┌──
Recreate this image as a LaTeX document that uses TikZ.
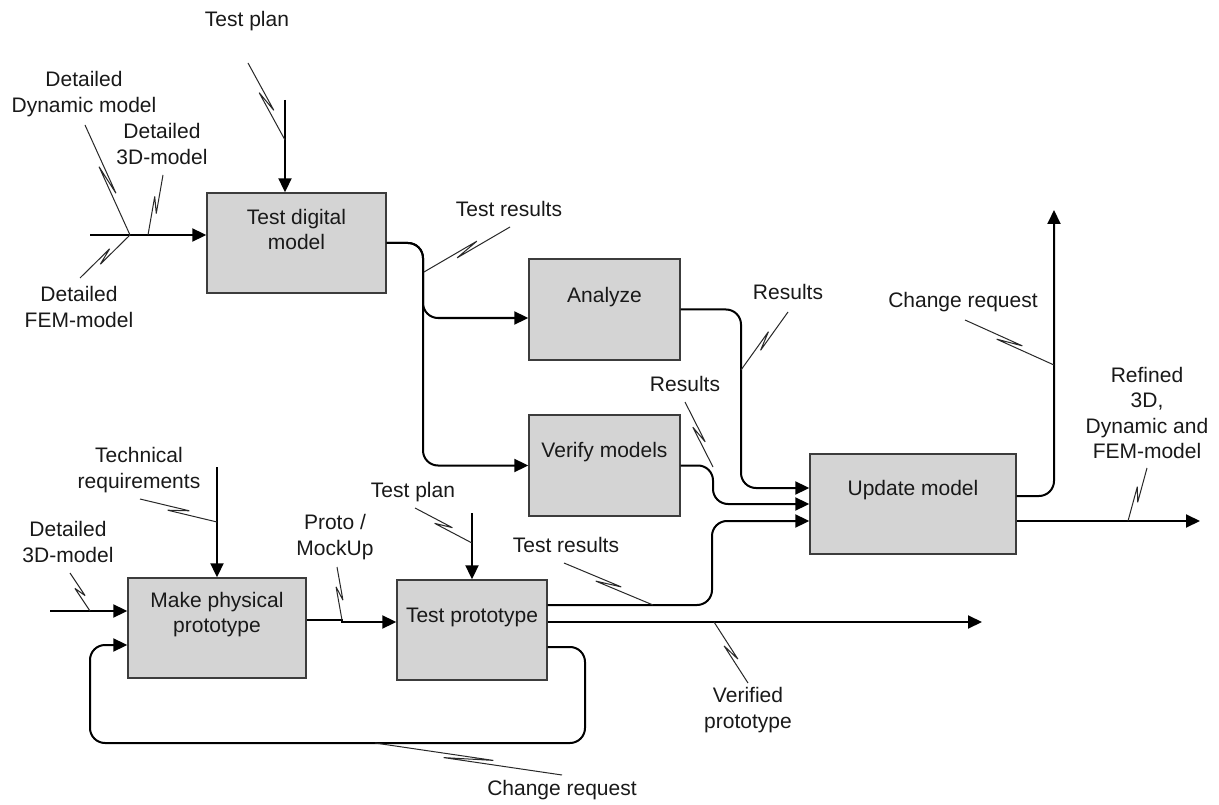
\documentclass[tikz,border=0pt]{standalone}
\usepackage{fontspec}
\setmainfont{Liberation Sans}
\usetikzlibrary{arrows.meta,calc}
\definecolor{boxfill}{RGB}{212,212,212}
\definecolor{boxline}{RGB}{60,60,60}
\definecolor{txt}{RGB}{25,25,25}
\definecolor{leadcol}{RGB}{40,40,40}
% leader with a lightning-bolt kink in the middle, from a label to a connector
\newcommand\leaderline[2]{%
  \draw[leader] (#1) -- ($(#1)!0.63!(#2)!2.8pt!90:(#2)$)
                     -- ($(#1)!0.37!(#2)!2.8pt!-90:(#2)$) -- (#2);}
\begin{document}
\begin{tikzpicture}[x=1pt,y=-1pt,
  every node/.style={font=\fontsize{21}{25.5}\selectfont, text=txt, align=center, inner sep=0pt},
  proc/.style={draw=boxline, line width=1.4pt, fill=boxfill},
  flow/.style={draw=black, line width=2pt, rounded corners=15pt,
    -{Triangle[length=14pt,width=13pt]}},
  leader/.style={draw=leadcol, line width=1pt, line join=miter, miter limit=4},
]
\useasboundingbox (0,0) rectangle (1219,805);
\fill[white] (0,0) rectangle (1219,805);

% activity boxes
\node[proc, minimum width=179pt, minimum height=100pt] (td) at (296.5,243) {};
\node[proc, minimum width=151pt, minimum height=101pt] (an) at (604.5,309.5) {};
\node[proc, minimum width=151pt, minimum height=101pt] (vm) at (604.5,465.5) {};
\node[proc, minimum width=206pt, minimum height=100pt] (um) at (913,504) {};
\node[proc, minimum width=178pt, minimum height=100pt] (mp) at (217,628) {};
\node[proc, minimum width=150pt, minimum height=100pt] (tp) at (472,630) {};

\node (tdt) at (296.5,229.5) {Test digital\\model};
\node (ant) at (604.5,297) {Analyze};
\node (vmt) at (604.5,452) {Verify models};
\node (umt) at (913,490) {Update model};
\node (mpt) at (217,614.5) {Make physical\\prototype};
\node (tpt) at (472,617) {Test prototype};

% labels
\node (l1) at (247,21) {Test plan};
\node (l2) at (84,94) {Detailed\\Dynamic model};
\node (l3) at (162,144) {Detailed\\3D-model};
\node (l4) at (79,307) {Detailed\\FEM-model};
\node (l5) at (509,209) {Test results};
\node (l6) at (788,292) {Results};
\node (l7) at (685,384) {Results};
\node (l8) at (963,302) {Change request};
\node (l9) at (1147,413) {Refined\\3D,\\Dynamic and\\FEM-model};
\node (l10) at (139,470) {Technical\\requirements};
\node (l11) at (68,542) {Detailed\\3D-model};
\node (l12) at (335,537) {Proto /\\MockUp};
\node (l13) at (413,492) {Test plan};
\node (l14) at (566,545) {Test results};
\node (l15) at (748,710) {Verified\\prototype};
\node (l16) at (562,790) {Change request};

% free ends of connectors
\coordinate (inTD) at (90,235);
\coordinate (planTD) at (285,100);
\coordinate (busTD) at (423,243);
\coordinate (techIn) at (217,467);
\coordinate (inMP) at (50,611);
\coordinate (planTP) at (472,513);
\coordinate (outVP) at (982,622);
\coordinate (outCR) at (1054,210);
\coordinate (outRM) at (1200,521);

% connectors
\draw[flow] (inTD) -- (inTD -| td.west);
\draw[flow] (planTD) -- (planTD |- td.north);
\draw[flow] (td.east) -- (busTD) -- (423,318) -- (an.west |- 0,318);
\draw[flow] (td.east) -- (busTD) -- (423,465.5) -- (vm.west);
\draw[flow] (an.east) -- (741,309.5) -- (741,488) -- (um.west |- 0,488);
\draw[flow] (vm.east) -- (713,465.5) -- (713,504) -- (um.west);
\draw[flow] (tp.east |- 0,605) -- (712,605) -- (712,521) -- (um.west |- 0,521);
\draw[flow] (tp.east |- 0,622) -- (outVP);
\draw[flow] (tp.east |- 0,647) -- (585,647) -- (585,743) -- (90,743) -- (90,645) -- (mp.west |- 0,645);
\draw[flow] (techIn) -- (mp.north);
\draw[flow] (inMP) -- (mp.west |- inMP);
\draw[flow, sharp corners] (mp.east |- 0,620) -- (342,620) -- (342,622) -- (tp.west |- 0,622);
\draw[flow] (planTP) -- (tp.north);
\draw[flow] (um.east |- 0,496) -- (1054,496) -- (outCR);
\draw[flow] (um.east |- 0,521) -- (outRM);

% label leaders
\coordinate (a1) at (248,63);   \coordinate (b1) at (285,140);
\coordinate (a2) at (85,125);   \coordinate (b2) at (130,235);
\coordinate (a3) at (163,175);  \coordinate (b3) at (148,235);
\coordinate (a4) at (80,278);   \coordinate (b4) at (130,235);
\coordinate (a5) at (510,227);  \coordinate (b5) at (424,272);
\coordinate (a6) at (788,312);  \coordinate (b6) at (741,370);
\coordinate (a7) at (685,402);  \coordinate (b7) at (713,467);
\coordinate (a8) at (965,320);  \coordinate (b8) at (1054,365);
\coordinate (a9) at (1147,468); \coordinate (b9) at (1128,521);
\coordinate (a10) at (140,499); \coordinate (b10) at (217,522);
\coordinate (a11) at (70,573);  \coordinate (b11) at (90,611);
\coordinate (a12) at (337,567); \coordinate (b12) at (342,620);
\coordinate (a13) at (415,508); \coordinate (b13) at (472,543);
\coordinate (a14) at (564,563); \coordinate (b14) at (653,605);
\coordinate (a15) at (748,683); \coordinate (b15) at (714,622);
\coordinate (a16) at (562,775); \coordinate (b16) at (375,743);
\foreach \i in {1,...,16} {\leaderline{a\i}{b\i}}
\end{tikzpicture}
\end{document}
└──
Using the data above, print every line exactly, omitting pictures.

Recreate this image as a LaTeX document that uses TikZ.
\documentclass[tikz,border=0pt]{standalone}
\usepackage{fontspec}
\setmainfont{Liberation Sans}
\usetikzlibrary{arrows.meta,calc}
\definecolor{boxfill}{RGB}{212,212,212}
\definecolor{boxline}{RGB}{60,60,60}
\definecolor{txt}{RGB}{25,25,25}
\definecolor{leadcol}{RGB}{40,40,40}
% leader with a lightning-bolt kink in the middle, from a label to a connector
\newcommand\leaderline[2]{%
  \draw[leader] (#1) -- ($(#1)!0.63!(#2)!2.8pt!90:(#2)$)
                     -- ($(#1)!0.37!(#2)!2.8pt!-90:(#2)$) -- (#2);}
\begin{document}
\begin{tikzpicture}[x=1pt,y=-1pt,
  every node/.style={font=\fontsize{21}{25.5}\selectfont, text=txt, align=center, inner sep=0pt},
  proc/.style={draw=boxline, line width=1.4pt, fill=boxfill},
  flow/.style={draw=black, line width=2pt, rounded corners=15pt,
    -{Triangle[length=14pt,width=13pt]}},
  leader/.style={draw=leadcol, line width=1pt, line join=miter, miter limit=4},
]
\useasboundingbox (0,0) rectangle (1219,805);
\fill[white] (0,0) rectangle (1219,805);

% activity boxes
\node[proc, minimum width=179pt, minimum height=100pt] (td) at (296.5,243) {};
\node[proc, minimum width=151pt, minimum height=101pt] (an) at (604.5,309.5) {};
\node[proc, minimum width=151pt, minimum height=101pt] (vm) at (604.5,465.5) {};
\node[proc, minimum width=206pt, minimum height=100pt] (um) at (913,504) {};
\node[proc, minimum width=178pt, minimum height=100pt] (mp) at (217,628) {};
\node[proc, minimum width=150pt, minimum height=100pt] (tp) at (472,630) {};

\node (tdt) at (296.5,229.5) {Test digital\\model};
\node (ant) at (604.5,297) {Analyze};
\node (vmt) at (604.5,452) {Verify models};
\node (umt) at (913,490) {Update model};
\node (mpt) at (217,614.5) {Make physical\\prototype};
\node (tpt) at (472,617) {Test prototype};

% labels
\node (l1) at (247,21) {Test plan};
\node (l2) at (84,94) {Detailed\\Dynamic model};
\node (l3) at (162,144) {Detailed\\3D-model};
\node (l4) at (79,307) {Detailed\\FEM-model};
\node (l5) at (509,209) {Test results};
\node (l6) at (788,292) {Results};
\node (l7) at (685,384) {Results};
\node (l8) at (963,302) {Change request};
\node (l9) at (1147,413) {Refined\\3D,\\Dynamic and\\FEM-model};
\node (l10) at (139,470) {Technical\\requirements};
\node (l11) at (68,542) {Detailed\\3D-model};
\node (l12) at (335,537) {Proto /\\MockUp};
\node (l13) at (413,492) {Test plan};
\node (l14) at (566,545) {Test results};
\node (l15) at (748,710) {Verified\\prototype};
\node (l16) at (562,790) {Change request};

% free ends of connectors
\coordinate (inTD) at (90,235);
\coordinate (planTD) at (285,100);
\coordinate (busTD) at (423,243);
\coordinate (techIn) at (217,467);
\coordinate (inMP) at (50,611);
\coordinate (planTP) at (472,513);
\coordinate (outVP) at (982,622);
\coordinate (outCR) at (1054,210);
\coordinate (outRM) at (1200,521);

% connectors
\draw[flow] (inTD) -- (inTD -| td.west);
\draw[flow] (planTD) -- (planTD |- td.north);
\draw[flow] (td.east) -- (busTD) -- (423,318) -- (an.west |- 0,318);
\draw[flow] (td.east) -- (busTD) -- (423,465.5) -- (vm.west);
\draw[flow] (an.east) -- (741,309.5) -- (741,488) -- (um.west |- 0,488);
\draw[flow] (vm.east) -- (713,465.5) -- (713,504) -- (um.west);
\draw[flow] (tp.east |- 0,605) -- (712,605) -- (712,521) -- (um.west |- 0,521);
\draw[flow] (tp.east |- 0,622) -- (outVP);
\draw[flow] (tp.east |- 0,647) -- (585,647) -- (585,743) -- (90,743) -- (90,645) -- (mp.west |- 0,645);
\draw[flow] (techIn) -- (mp.north);
\draw[flow] (inMP) -- (mp.west |- inMP);
\draw[flow, sharp corners] (mp.east |- 0,620) -- (342,620) -- (342,622) -- (tp.west |- 0,622);
\draw[flow] (planTP) -- (tp.north);
\draw[flow] (um.east |- 0,496) -- (1054,496) -- (outCR);
\draw[flow] (um.east |- 0,521) -- (outRM);

% label leaders
\coordinate (a1) at (248,63);   \coordinate (b1) at (285,140);
\coordinate (a2) at (85,125);   \coordinate (b2) at (130,235);
\coordinate (a3) at (163,175);  \coordinate (b3) at (148,235);
\coordinate (a4) at (80,278);   \coordinate (b4) at (130,235);
\coordinate (a5) at (510,227);  \coordinate (b5) at (424,272);
\coordinate (a6) at (788,312);  \coordinate (b6) at (741,370);
\coordinate (a7) at (685,402);  \coordinate (b7) at (713,467);
\coordinate (a8) at (965,320);  \coordinate (b8) at (1054,365);
\coordinate (a9) at (1147,468); \coordinate (b9) at (1128,521);
\coordinate (a10) at (140,499); \coordinate (b10) at (217,522);
\coordinate (a11) at (70,573);  \coordinate (b11) at (90,611);
\coordinate (a12) at (337,567); \coordinate (b12) at (342,620);
\coordinate (a13) at (415,508); \coordinate (b13) at (472,543);
\coordinate (a14) at (564,563); \coordinate (b14) at (653,605);
\coordinate (a15) at (748,683); \coordinate (b15) at (714,622);
\coordinate (a16) at (562,775); \coordinate (b16) at (375,743);
\foreach \i in {1,...,16} {\leaderline{a\i}{b\i}}
\end{tikzpicture}
\end{document}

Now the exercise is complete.